Goal of the exercise:
Omit any picture, and return the remaining data exactly as written.

Data provided:
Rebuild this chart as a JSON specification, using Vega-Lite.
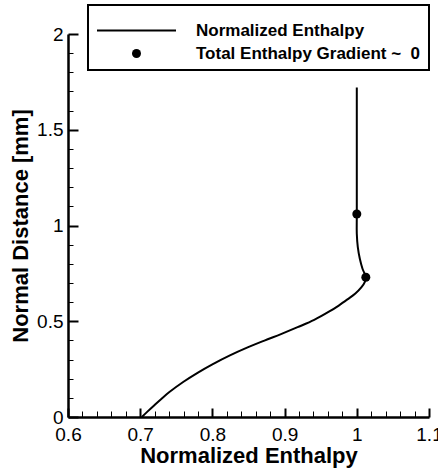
{
  "$schema": "https://vega.github.io/schema/vega-lite/v6.json",
  "width": 361,
  "height": 383,
  "autosize": {"type": "none"},
  "padding": {"left": 68, "top": 34, "right": 9, "bottom": 51},
  "background": "white",
  "config": {
    "view": {"stroke": null},
    "font": "Liberation Sans",
    "axis": {
      "domainColor": "black",
      "domainWidth": 2.5,
      "tickColor": "black",
      "grid": false,
      "labelFont": "Liberation Sans",
      "labelFontSize": 19,
      "labelColor": "black",
      "titleFont": "Liberation Sans",
      "titleFontSize": 22,
      "titleFontWeight": "bold",
      "titleColor": "black"
    }
  },
  "datasets": {
    "curve": [
      {"h": 0.7023, "d": 0.0, "s": "Normalized Enthalpy"},
      {"h": 0.71, "d": 0.028, "s": "Normalized Enthalpy"},
      {"h": 0.72, "d": 0.063, "s": "Normalized Enthalpy"},
      {"h": 0.73, "d": 0.097, "s": "Normalized Enthalpy"},
      {"h": 0.74, "d": 0.129, "s": "Normalized Enthalpy"},
      {"h": 0.76, "d": 0.184, "s": "Normalized Enthalpy"},
      {"h": 0.78, "d": 0.232, "s": "Normalized Enthalpy"},
      {"h": 0.8, "d": 0.275, "s": "Normalized Enthalpy"},
      {"h": 0.825, "d": 0.323, "s": "Normalized Enthalpy"},
      {"h": 0.848, "d": 0.362, "s": "Normalized Enthalpy"},
      {"h": 0.872, "d": 0.399, "s": "Normalized Enthalpy"},
      {"h": 0.895, "d": 0.433, "s": "Normalized Enthalpy"},
      {"h": 0.918, "d": 0.469, "s": "Normalized Enthalpy"},
      {"h": 0.941, "d": 0.507, "s": "Normalized Enthalpy"},
      {"h": 0.962, "d": 0.551, "s": "Normalized Enthalpy"},
      {"h": 0.975, "d": 0.582, "s": "Normalized Enthalpy"},
      {"h": 0.987, "d": 0.614, "s": "Normalized Enthalpy"},
      {"h": 0.998, "d": 0.645, "s": "Normalized Enthalpy"},
      {"h": 1.0065, "d": 0.678, "s": "Normalized Enthalpy"},
      {"h": 1.0112, "d": 0.706, "s": "Normalized Enthalpy"},
      {"h": 1.0125, "d": 0.73, "s": "Normalized Enthalpy"},
      {"h": 1.0079, "d": 0.774, "s": "Normalized Enthalpy"},
      {"h": 1.0042, "d": 0.826, "s": "Normalized Enthalpy"},
      {"h": 1.0014, "d": 0.887, "s": "Normalized Enthalpy"},
      {"h": 1.0, "d": 0.957, "s": "Normalized Enthalpy"},
      {"h": 1.0, "d": 1.06, "s": "Normalized Enthalpy"},
      {"h": 1.0, "d": 1.72, "s": "Normalized Enthalpy"}
    ],
    "dots": [
      {"h": 1.0, "d": 1.06, "s": "Total Enthalpy Gradient ~\u00a0\u00a00"},
      {"h": 1.0125, "d": 0.73, "s": "Total Enthalpy Gradient ~\u00a0\u00a00"}
    ]
  },
  "resolve": {"axis": {"x": "independent", "y": "independent"}},
  "layer": [
    {
      "data": {"name": "curve"},
      "mark": {"type": "line", "interpolate": "catmull-rom", "strokeWidth": 2, "color": "black"},
      "encoding": {
        "x": {
          "field": "h", "type": "quantitative",
          "scale": {"domain": [0.6, 1.1], "zero": false, "nice": false},
          "axis": {
            "orient": "bottom",
            "values": [0.6, 0.7, 0.8, 0.9, 1.0, 1.1],
            "format": "~g",
            "tickSize": -9,
            "tickWidth": 2,
            "labelPadding": 17,
            "labelFlush": false,
            "title": "Normalized Enthalpy",
            "titlePadding": 1
          }
        },
        "y": {
          "field": "d", "type": "quantitative",
          "scale": {"domain": [0, 2], "zero": false, "nice": false},
          "axis": {
            "orient": "left",
            "values": [0, 0.5, 1, 1.5, 2],
            "format": "~g",
            "tickSize": -10,
            "tickWidth": 2,
            "labelPadding": 15,
            "labelFlush": false,
            "title": "Normal Distance [mm]",
            "titlePadding": 4
          }
        },
        "order": {"field": "d", "type": "quantitative"},
        "color": {
          "field": "s", "type": "nominal",
          "scale": {"domain": ["Normalized Enthalpy", "Total Enthalpy Gradient ~\u00a0\u00a00"], "range": ["black", "black"]},
          "legend": {
            "orient": "none",
            "legendX": 20,
            "legendY": -29,
            "title": " ",
            "titleFontSize": 8,
            "titlePadding": 1,
            "padding": 8,
            "strokeColor": "black",
            "fillColor": "white",
            "labelFont": "Liberation Sans",
            "labelFontWeight": "bold",
            "labelFontSize": 17,
            "labelColor": "black",
            "labelOffset": 83,
            "labelLimit": 400,
            "rowPadding": 5,
            "symbolSize": 100,
            "symbolType": "circle",
            "encode": {
              "legend": {
                "update": {
                  "strokeWidth": {"value": 2}
                }
              },
              "symbols": {
                "update": {
                  "shape": {"signal": "datum.value === 'Normalized Enthalpy' ? 'M-1,0H1' : 'circle'"},
                  "size": {"signal": "datum.value === 'Normalized Enthalpy' ? 6241 : 81"},
                  "x": {"value": 40.5},
                  "strokeWidth": {"signal": "datum.value === 'Normalized Enthalpy' ? 2 : 0"},
                  "fill": {"value": "black"},
                  "stroke": {"value": "black"},
                  "opacity": {"value": 1},
                  "fillOpacity": {"value": 1},
                  "strokeOpacity": {"value": 1}
                }
              }
            }
          }
        }
      }
    },
    {
      "data": {"name": "dots"},
      "mark": {"type": "point", "filled": true, "opacity": 1, "size": 81, "strokeWidth": 0},
      "encoding": {
        "x": {
          "field": "h", "type": "quantitative",
          "scale": {"domain": [0.6, 1.1], "zero": false, "nice": false},
          "axis": {
            "orient": "bottom",
            "values": [0.62, 0.64, 0.66, 0.68, 0.72, 0.74, 0.76, 0.78, 0.82, 0.84, 0.86, 0.88, 0.92, 0.94, 0.96, 0.98, 1.02, 1.04, 1.06, 1.08],
            "labels": false,
            "domain": false,
            "tickSize": -6,
            "tickWidth": 1,
            "title": null
          }
        },
        "y": {
          "field": "d", "type": "quantitative",
          "scale": {"domain": [0, 2], "zero": false, "nice": false},
          "axis": {
            "orient": "left",
            "values": [0.1, 0.2, 0.3, 0.4, 0.6, 0.7, 0.8, 0.9, 1.1, 1.2, 1.3, 1.4, 1.6, 1.7, 1.8, 1.9],
            "labels": false,
            "domain": false,
            "tickSize": -5,
            "tickWidth": 1,
            "title": null
          }
        },
        "color": {
          "field": "s", "type": "nominal",
          "scale": {"domain": ["Normalized Enthalpy", "Total Enthalpy Gradient ~\u00a0\u00a00"], "range": ["black", "black"]}
        }
      }
    }
  ]
}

Solution to the exercise:
Rebuild this chart as a JSON specification, using Vega-Lite.
{
  "$schema": "https://vega.github.io/schema/vega-lite/v6.json",
  "width": 361,
  "height": 383,
  "autosize": {"type": "none"},
  "padding": {"left": 68, "top": 34, "right": 9, "bottom": 51},
  "background": "white",
  "config": {
    "view": {"stroke": null},
    "font": "Liberation Sans",
    "axis": {
      "domainColor": "black",
      "domainWidth": 2.5,
      "tickColor": "black",
      "grid": false,
      "labelFont": "Liberation Sans",
      "labelFontSize": 19,
      "labelColor": "black",
      "titleFont": "Liberation Sans",
      "titleFontSize": 22,
      "titleFontWeight": "bold",
      "titleColor": "black"
    }
  },
  "datasets": {
    "curve": [
      {"h": 0.7023, "d": 0.0, "s": "Normalized Enthalpy"},
      {"h": 0.71, "d": 0.028, "s": "Normalized Enthalpy"},
      {"h": 0.72, "d": 0.063, "s": "Normalized Enthalpy"},
      {"h": 0.73, "d": 0.097, "s": "Normalized Enthalpy"},
      {"h": 0.74, "d": 0.129, "s": "Normalized Enthalpy"},
      {"h": 0.76, "d": 0.184, "s": "Normalized Enthalpy"},
      {"h": 0.78, "d": 0.232, "s": "Normalized Enthalpy"},
      {"h": 0.8, "d": 0.275, "s": "Normalized Enthalpy"},
      {"h": 0.825, "d": 0.323, "s": "Normalized Enthalpy"},
      {"h": 0.848, "d": 0.362, "s": "Normalized Enthalpy"},
      {"h": 0.872, "d": 0.399, "s": "Normalized Enthalpy"},
      {"h": 0.895, "d": 0.433, "s": "Normalized Enthalpy"},
      {"h": 0.918, "d": 0.469, "s": "Normalized Enthalpy"},
      {"h": 0.941, "d": 0.507, "s": "Normalized Enthalpy"},
      {"h": 0.962, "d": 0.551, "s": "Normalized Enthalpy"},
      {"h": 0.975, "d": 0.582, "s": "Normalized Enthalpy"},
      {"h": 0.987, "d": 0.614, "s": "Normalized Enthalpy"},
      {"h": 0.998, "d": 0.645, "s": "Normalized Enthalpy"},
      {"h": 1.0065, "d": 0.678, "s": "Normalized Enthalpy"},
      {"h": 1.0112, "d": 0.706, "s": "Normalized Enthalpy"},
      {"h": 1.0125, "d": 0.73, "s": "Normalized Enthalpy"},
      {"h": 1.0079, "d": 0.774, "s": "Normalized Enthalpy"},
      {"h": 1.0042, "d": 0.826, "s": "Normalized Enthalpy"},
      {"h": 1.0014, "d": 0.887, "s": "Normalized Enthalpy"},
      {"h": 1.0, "d": 0.957, "s": "Normalized Enthalpy"},
      {"h": 1.0, "d": 1.06, "s": "Normalized Enthalpy"},
      {"h": 1.0, "d": 1.72, "s": "Normalized Enthalpy"}
    ],
    "dots": [
      {"h": 1.0, "d": 1.06, "s": "Total Enthalpy Gradient ~\u00a0\u00a00"},
      {"h": 1.0125, "d": 0.73, "s": "Total Enthalpy Gradient ~\u00a0\u00a00"}
    ]
  },
  "resolve": {"axis": {"x": "independent", "y": "independent"}},
  "layer": [
    {
      "data": {"name": "curve"},
      "mark": {"type": "line", "interpolate": "catmull-rom", "strokeWidth": 2, "color": "black"},
      "encoding": {
        "x": {
          "field": "h", "type": "quantitative",
          "scale": {"domain": [0.6, 1.1], "zero": false, "nice": false},
          "axis": {
            "orient": "bottom",
            "values": [0.6, 0.7, 0.8, 0.9, 1.0, 1.1],
            "format": "~g",
            "tickSize": -9,
            "tickWidth": 2,
            "labelPadding": 17,
            "labelFlush": false,
            "title": "Normalized Enthalpy",
            "titlePadding": 1
          }
        },
        "y": {
          "field": "d", "type": "quantitative",
          "scale": {"domain": [0, 2], "zero": false, "nice": false},
          "axis": {
            "orient": "left",
            "values": [0, 0.5, 1, 1.5, 2],
            "format": "~g",
            "tickSize": -10,
            "tickWidth": 2,
            "labelPadding": 15,
            "labelFlush": false,
            "title": "Normal Distance [mm]",
            "titlePadding": 4
          }
        },
        "order": {"field": "d", "type": "quantitative"},
        "color": {
          "field": "s", "type": "nominal",
          "scale": {"domain": ["Normalized Enthalpy", "Total Enthalpy Gradient ~\u00a0\u00a00"], "range": ["black", "black"]},
          "legend": {
            "orient": "none",
            "legendX": 20,
            "legendY": -29,
            "title": " ",
            "titleFontSize": 8,
            "titlePadding": 1,
            "padding": 8,
            "strokeColor": "black",
            "fillColor": "white",
            "labelFont": "Liberation Sans",
            "labelFontWeight": "bold",
            "labelFontSize": 17,
            "labelColor": "black",
            "labelOffset": 83,
            "labelLimit": 400,
            "rowPadding": 5,
            "symbolSize": 100,
            "symbolType": "circle",
            "encode": {
              "legend": {
                "update": {
                  "strokeWidth": {"value": 2}
                }
              },
              "symbols": {
                "update": {
                  "shape": {"signal": "datum.value === 'Normalized Enthalpy' ? 'M-1,0H1' : 'circle'"},
                  "size": {"signal": "datum.value === 'Normalized Enthalpy' ? 6241 : 81"},
                  "x": {"value": 40.5},
                  "strokeWidth": {"signal": "datum.value === 'Normalized Enthalpy' ? 2 : 0"},
                  "fill": {"value": "black"},
                  "stroke": {"value": "black"},
                  "opacity": {"value": 1},
                  "fillOpacity": {"value": 1},
                  "strokeOpacity": {"value": 1}
                }
              }
            }
          }
        }
      }
    },
    {
      "data": {"name": "dots"},
      "mark": {"type": "point", "filled": true, "opacity": 1, "size": 81, "strokeWidth": 0},
      "encoding": {
        "x": {
          "field": "h", "type": "quantitative",
          "scale": {"domain": [0.6, 1.1], "zero": false, "nice": false},
          "axis": {
            "orient": "bottom",
            "values": [0.62, 0.64, 0.66, 0.68, 0.72, 0.74, 0.76, 0.78, 0.82, 0.84, 0.86, 0.88, 0.92, 0.94, 0.96, 0.98, 1.02, 1.04, 1.06, 1.08],
            "labels": false,
            "domain": false,
            "tickSize": -6,
            "tickWidth": 1,
            "title": null
          }
        },
        "y": {
          "field": "d", "type": "quantitative",
          "scale": {"domain": [0, 2], "zero": false, "nice": false},
          "axis": {
            "orient": "left",
            "values": [0.1, 0.2, 0.3, 0.4, 0.6, 0.7, 0.8, 0.9, 1.1, 1.2, 1.3, 1.4, 1.6, 1.7, 1.8, 1.9],
            "labels": false,
            "domain": false,
            "tickSize": -5,
            "tickWidth": 1,
            "title": null
          }
        },
        "color": {
          "field": "s", "type": "nominal",
          "scale": {"domain": ["Normalized Enthalpy", "Total Enthalpy Gradient ~\u00a0\u00a00"], "range": ["black", "black"]}
        }
      }
    }
  ]
}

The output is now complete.